I’m not going to cover the First Release anymore as other Malt writers already covered it here.
I’d like to thank Shiv Joshi @ssj99 from the London Whisky Club (LWC) for the generous samples and pictures. The LWC Inaugural 3-year-old release is from cask # 33 and was aged in a virgin American white oak cask. It was filled with new make batch # 9. The batches were distilled from July 11, 2016, to July 15 2016. Then the cask was filled on July 17 2016. The whisky was bottled on Dec 2 2019. Interesting, as they let the new make rest for 2 days before aging it. I’m curious what the effects on the distillate will be. The LWC was able to acquire 51 bottles available only for members.
Bimber The First – review
On the nose: Surprisingly mellow for the abv and being a 3 year old. There’s still the burn but I’ve had older whisky with the same abv that burns more. I get dry scents of dark cacao, hints of anise, red gummy candy, cherry juice concentrate, classic PX sherry raisins and cough syrup character and coffee. NO SULFUR.
In the mouth: This does not have the burn of a 54.2% abv spirit. Different shades of cherry-like cherry chocolate, cherry flavored gummy/jelly and cherry juice concentrate. Raisins, honey, dates, figs, chocolate raisins and coffee.

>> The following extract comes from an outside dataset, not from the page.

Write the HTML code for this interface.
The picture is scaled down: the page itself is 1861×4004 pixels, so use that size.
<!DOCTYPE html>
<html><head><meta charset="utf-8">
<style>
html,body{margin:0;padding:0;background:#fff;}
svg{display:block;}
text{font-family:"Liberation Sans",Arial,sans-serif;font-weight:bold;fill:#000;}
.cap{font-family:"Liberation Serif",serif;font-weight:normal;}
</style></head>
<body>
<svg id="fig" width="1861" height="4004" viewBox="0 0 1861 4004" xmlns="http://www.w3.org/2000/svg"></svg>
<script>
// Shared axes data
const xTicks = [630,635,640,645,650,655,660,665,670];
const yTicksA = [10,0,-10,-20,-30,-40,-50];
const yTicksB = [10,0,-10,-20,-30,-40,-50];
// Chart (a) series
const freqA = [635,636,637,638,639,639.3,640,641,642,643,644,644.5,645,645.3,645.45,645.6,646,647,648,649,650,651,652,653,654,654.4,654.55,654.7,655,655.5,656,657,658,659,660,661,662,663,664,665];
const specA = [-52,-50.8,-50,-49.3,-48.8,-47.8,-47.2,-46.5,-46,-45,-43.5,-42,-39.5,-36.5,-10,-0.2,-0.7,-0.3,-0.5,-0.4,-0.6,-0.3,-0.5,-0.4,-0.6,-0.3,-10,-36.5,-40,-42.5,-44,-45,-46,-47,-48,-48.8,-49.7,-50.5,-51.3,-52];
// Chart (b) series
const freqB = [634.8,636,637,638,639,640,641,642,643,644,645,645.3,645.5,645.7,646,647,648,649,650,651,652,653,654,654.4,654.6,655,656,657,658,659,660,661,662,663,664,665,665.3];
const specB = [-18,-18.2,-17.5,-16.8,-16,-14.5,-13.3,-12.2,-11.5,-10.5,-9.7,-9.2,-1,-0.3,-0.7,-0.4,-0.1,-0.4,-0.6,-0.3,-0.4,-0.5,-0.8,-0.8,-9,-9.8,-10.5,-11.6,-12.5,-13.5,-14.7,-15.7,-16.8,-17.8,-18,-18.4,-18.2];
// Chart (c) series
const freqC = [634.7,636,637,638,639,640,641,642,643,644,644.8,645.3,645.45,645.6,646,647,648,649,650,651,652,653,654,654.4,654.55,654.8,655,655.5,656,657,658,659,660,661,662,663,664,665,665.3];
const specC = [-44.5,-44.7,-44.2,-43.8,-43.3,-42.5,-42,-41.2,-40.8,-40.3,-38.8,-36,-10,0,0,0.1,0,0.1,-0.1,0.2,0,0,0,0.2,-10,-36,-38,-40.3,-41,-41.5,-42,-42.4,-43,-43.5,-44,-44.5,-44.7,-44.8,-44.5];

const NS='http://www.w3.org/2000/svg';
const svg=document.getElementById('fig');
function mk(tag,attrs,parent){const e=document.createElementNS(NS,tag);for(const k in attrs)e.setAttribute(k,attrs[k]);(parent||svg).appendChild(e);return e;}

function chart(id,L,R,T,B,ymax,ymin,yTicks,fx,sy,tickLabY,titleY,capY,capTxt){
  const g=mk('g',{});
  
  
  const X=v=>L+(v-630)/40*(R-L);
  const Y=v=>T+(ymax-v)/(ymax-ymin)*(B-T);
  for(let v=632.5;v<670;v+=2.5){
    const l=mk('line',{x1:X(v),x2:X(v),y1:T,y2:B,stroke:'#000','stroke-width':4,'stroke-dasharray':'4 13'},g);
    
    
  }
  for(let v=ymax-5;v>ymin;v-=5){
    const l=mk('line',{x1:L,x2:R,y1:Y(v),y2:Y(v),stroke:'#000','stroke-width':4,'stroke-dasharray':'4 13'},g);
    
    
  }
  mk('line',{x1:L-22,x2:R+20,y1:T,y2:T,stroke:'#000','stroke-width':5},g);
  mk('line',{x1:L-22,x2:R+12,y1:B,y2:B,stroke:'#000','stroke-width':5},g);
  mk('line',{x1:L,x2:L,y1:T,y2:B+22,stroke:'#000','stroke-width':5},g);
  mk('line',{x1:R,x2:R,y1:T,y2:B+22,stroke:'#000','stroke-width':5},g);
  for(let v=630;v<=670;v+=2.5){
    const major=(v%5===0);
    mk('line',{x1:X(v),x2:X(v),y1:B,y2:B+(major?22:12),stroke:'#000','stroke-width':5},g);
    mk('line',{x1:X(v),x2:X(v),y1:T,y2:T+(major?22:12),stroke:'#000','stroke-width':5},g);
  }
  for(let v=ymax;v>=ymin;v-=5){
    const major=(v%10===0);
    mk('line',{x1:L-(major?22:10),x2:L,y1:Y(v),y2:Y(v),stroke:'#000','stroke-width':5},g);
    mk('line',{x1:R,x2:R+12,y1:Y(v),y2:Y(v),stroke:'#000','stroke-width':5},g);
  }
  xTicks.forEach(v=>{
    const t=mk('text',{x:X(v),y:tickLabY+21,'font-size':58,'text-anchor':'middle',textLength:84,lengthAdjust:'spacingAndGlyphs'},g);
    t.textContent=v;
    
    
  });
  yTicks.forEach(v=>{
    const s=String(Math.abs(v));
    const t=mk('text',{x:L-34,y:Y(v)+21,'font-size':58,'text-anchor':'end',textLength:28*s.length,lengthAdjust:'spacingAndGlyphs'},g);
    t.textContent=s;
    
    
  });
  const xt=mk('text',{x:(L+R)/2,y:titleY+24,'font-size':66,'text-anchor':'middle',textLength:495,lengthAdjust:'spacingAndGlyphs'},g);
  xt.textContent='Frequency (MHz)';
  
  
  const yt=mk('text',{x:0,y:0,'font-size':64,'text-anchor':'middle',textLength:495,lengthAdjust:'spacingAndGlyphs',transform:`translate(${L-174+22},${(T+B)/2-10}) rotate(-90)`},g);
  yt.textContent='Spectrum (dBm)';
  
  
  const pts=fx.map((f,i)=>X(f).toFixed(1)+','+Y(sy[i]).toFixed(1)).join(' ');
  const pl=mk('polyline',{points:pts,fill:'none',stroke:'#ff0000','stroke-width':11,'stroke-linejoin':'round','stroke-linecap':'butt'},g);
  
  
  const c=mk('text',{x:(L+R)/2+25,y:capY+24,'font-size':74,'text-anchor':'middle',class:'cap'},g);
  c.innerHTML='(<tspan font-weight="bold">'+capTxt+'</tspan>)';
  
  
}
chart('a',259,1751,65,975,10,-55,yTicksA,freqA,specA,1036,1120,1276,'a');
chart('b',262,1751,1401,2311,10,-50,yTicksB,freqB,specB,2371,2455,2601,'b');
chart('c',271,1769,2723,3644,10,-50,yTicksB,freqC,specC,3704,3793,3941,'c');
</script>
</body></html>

Can all modern ex-sherry wood influenced spirits be like this? I love that there aren’t any sulfur notes in here. How is a new and small distilleries’ wood management program so much more appealing than the multinational companies’ programs? I very much appreciate that the cask influence isn’t overpowering. The five casks chosen let the distillery DNA strut. My only complaint is the lack of texture and length in finish. I expected an oilier and richer texture for the abv.
Bimber “The London Whisky Club Inaugural” – review
On the nose: Initially, there was a very strong ethanol burn which just overpowers every other scent. But letting this breathe more really mellowed it down and let the fruity and floral notes shine more. I get hints of cacao, dates, honey then hints of pears and apples, vanilla, strawberries, caramel and barley husk.

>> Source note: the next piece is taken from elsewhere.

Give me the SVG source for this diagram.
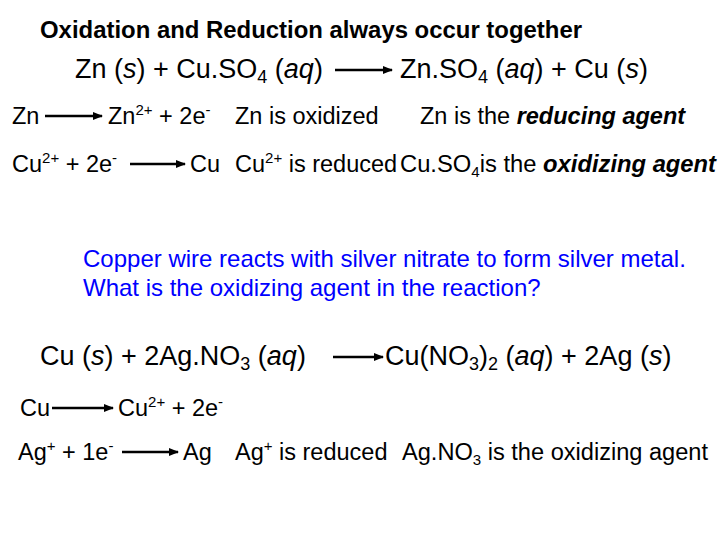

In the mouth: An initial mix of coffee, vanilla, honey and asparagus. Barley husk, dates, fuji apples, hints of pears and hints of cacao. Some more hints of dates, honey, nuts and caramel. There’s a slight sweet vegetal note that reminds me of stir-fried leafy vegetables followed by leather and dusty wooden furniture.
This is very surprising a whisky. I was expecting more oak. Where’s the oak? This tastes more like a 2nd fill ex-bourbon single malt. I’ve had more bourbon-y single malt aged in 1st fill ex-bourbon casks. I expected this to be more like the Glenmorangie Ealanta which was more wood forward and sweet. But instead, this is balanced.
Are 3 years, too short a time for the whisky to soak in the cask influence? Or does Bimber’s long fermentation make the new distillate balance out with the cask influence?
Either way, this is an interestingly good whisky. The nose needs a lot of time to settle down and express itself more properly. It was just too feisty despite letting this breath in the glass for an hour. Letting this sit for an hour let out the more vegetal notes. It wasn’t there when I drank this 15 to 20 minutes after pouring in the glass.
Also, like the 1st release, this was lacking in the finish and texture. I was hoping for an oilier mouthfeel but it feels like it’s chill-filtered.
Thankfully, Bimber seems like it’s not in the game just to make whisky and ultimately money. They seem to really care about what they’re making. Sure, the First Release cost £120 and the Recharred costs £65. Based on the reviews, Bimber’s whisky is better than many older and more reputable brands in the market.
Thanks again to Shiv for the samples. I look forward to trying future releases from Bimber.
*Dornoch Distillery has done a 22-day fermentation and generally does 14 days.